REQUIRED TASK —
Using the data below, output the first line and every line after it up to and including the line containing "import seaborn as sns", exactly as written and with nothing added.

MATERIAL PROVIDED —

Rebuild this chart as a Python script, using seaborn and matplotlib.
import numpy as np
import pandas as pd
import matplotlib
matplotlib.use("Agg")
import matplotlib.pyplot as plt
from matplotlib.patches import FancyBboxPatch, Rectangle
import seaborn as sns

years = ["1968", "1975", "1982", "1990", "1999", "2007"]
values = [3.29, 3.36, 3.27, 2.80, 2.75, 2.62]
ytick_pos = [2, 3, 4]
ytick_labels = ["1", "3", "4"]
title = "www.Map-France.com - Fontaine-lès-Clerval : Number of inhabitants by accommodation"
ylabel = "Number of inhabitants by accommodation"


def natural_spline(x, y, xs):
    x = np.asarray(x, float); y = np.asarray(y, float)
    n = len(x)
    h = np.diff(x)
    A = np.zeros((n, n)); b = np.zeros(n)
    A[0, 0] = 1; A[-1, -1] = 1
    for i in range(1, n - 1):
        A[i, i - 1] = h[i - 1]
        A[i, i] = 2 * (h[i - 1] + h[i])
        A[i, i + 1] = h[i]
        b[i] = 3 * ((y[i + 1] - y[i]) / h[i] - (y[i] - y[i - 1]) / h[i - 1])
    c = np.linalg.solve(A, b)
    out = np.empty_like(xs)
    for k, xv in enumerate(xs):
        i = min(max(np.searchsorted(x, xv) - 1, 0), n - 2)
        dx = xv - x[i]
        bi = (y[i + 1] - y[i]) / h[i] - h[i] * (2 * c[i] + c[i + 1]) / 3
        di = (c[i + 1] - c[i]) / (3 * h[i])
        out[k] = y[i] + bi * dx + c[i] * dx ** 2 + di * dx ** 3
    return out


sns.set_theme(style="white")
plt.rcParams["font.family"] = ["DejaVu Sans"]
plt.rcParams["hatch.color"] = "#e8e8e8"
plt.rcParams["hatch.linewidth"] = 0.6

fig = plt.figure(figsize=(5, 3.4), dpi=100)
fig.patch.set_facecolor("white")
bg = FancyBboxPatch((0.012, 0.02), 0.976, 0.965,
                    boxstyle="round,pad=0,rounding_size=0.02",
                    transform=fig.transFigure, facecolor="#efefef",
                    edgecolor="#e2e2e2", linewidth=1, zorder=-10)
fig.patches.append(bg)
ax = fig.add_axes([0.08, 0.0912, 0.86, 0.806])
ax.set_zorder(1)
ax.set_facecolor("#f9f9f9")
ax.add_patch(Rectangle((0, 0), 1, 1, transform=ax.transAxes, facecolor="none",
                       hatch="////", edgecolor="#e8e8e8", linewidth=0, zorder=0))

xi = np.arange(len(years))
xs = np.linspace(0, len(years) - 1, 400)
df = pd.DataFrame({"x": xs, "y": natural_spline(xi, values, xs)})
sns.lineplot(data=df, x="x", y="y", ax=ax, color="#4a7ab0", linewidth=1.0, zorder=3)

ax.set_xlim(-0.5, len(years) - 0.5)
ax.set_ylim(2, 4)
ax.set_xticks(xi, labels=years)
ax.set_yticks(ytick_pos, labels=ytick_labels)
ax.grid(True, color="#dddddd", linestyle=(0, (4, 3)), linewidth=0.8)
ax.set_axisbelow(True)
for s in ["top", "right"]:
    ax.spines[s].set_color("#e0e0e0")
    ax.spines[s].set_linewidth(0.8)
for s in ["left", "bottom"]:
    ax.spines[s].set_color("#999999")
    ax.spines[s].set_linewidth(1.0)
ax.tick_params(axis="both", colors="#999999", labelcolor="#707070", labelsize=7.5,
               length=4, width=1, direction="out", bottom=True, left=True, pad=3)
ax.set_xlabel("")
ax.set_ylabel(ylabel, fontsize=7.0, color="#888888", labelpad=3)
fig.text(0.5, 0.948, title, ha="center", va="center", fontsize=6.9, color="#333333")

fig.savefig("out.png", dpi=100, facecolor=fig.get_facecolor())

ANSWER TO THE PROBLEM —
Rebuild this chart as a Python script, using seaborn and matplotlib.
import numpy as np
import pandas as pd
import matplotlib
matplotlib.use("Agg")
import matplotlib.pyplot as plt
from matplotlib.patches import FancyBboxPatch, Rectangle
import seaborn as sns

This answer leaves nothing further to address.